Lisa Balavoine a fait son entrée dans la collection blanche des éditions Gallimard avec Ceux qui s’aiment se laissent partir, son troisième roman paru en mai 2022. Un livre dans lequel elle convoque les souvenirs de sa relation avec sa mère, dont la mort est annoncée dès les premières lignes. La mémoire est parcellaire ; c’est par touches impressionnistes que le passé revit.

"Tu es une jeune femme divorcée au début des années quatre-vingt. À vingt-cinq ans, tu as tout plaqué sur un coup de tête, ton mari, la maison à la campagne que vous veniez d’acheter, tes premiers rêves et tu es partie, emportant une gamine de presque quatre ans dans ta nouvelle vie." C’est la gamine en question qui écrit, une quarantaine d’années plus tard, dédiant à la "mère, follement aimée", un texte qu’elle ne lira jamais.

L’histoire est fusionnelle d’abord, entre l’une et l’autre inséparables. Mais la mère est instable, toujours en quête d’ailleurs, imprévisible, entraînant l’enfant dans un tourbillon sans fin. "C’est l’inquiétude surtout dont je me souviens. Cette sensation de ne jamais être sûre de rien. La peur constante que quelque chose se passe ou, au contraire, que rien ne se produise. C’est l’inquiétude qui se niche dans tout." Les liens se distendent avec les années. La mère perd pied, s’isole, trouve refuge dans l’alcool. La naissance de son autre fille, dix ans de moins que Lisa, ne la délivre pas de ses démons.

 

Le roman s’organise en trois parties. Après le retour sur ses jeunes années, la narratrice évoque sa propre maternité. Trois enfants dont l’aînée est une fille, à laquelle elle s’efforce d’emblée, d’apporter ce qu’elle n’a pas reçu, "pour écrire une histoire nouvelle. Repartir de zéro, inventer un autre commencement, devenir la matrice." Mais nos efforts ne suffisent pas toujours à rendre nos enfants heureux.
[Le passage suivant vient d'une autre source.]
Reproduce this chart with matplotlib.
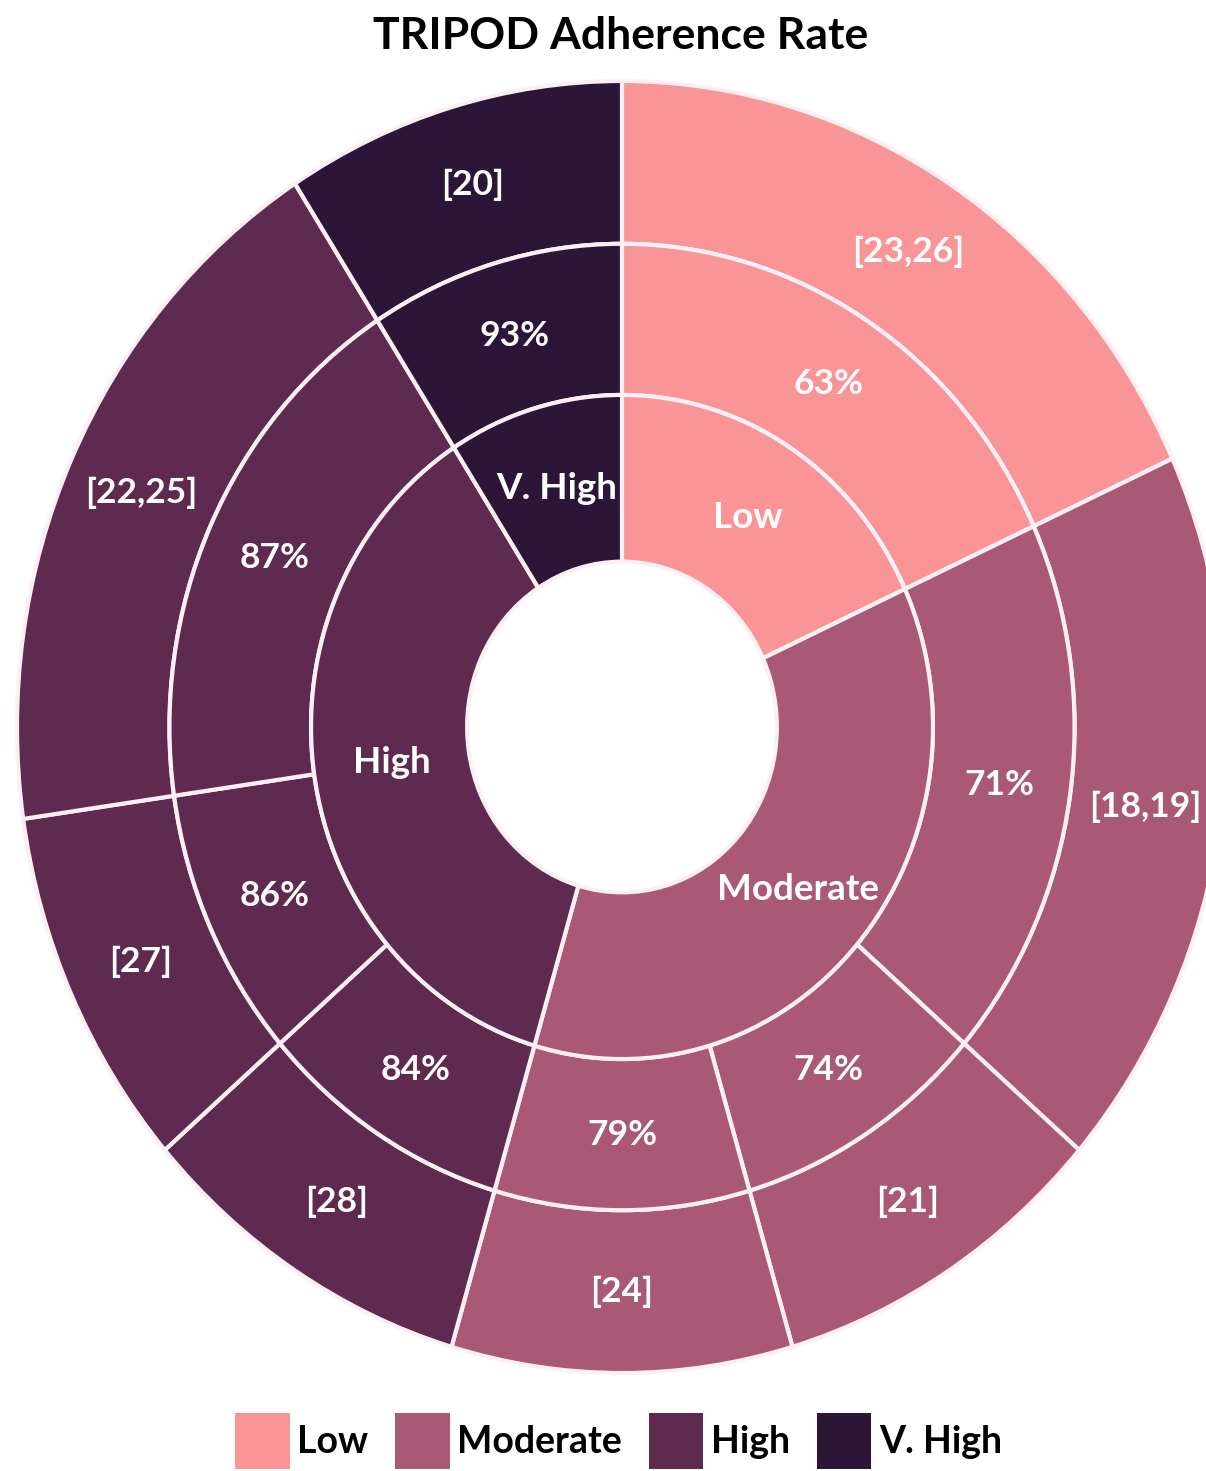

En grandissant, la fille de Lisa s’enfonce à son tour dans le chagrin. "Parce que les fils de mon enfance brodent un canevas serré avec celle de ma fille. Parce que les portes que j’ai moi-même claquées tant de fois me reviennent en pleine face. Parce qu’il me semble avoir traversé les moments qu’elle traverse. Parce que nous ne trouvons plus les mots pour nous parler. Parce que nous manquons d’air. Parce que la fille que je suis ignore comment être mère."

Les familles sont-elles condamnées à rejouer les mêmes partitions ?  Le roman pose avec justesse cette question qui hante tous les parents cabossés par des enfances ou des parcours de vie difficiles : comment enrayer la mécanique de la répétition ? Comment s’extraire du malheur puisqu’il n’est pas une fatalité ? Dans la dernière partie, Lisa Balavoine revient sur l’impossible deuil, la mort soudaine de la mère qui confisque toute possibilité de réparation entre les deux femmes. Que faire désormais des silences, de la colère, des souvenirs pénibles, de l’incompréhension ? Dans Ceux qui s’aiment se laissent partir, roman intime de 160 pages au style resserré, l’Amiénoise chemine avec la même sincérité que dans ses précédents livres, et semble - peut-être - grâce aux mots, déposer la souffrance liée à son passé.


"J’ai l’impression que tout en moi tourne autour de ça, la disparition, le manque.  Des fantômes nécessaires. C’est à ce moment que je commence à écrire. Je souhaite garder une trace de ce qui n’a jamais été là."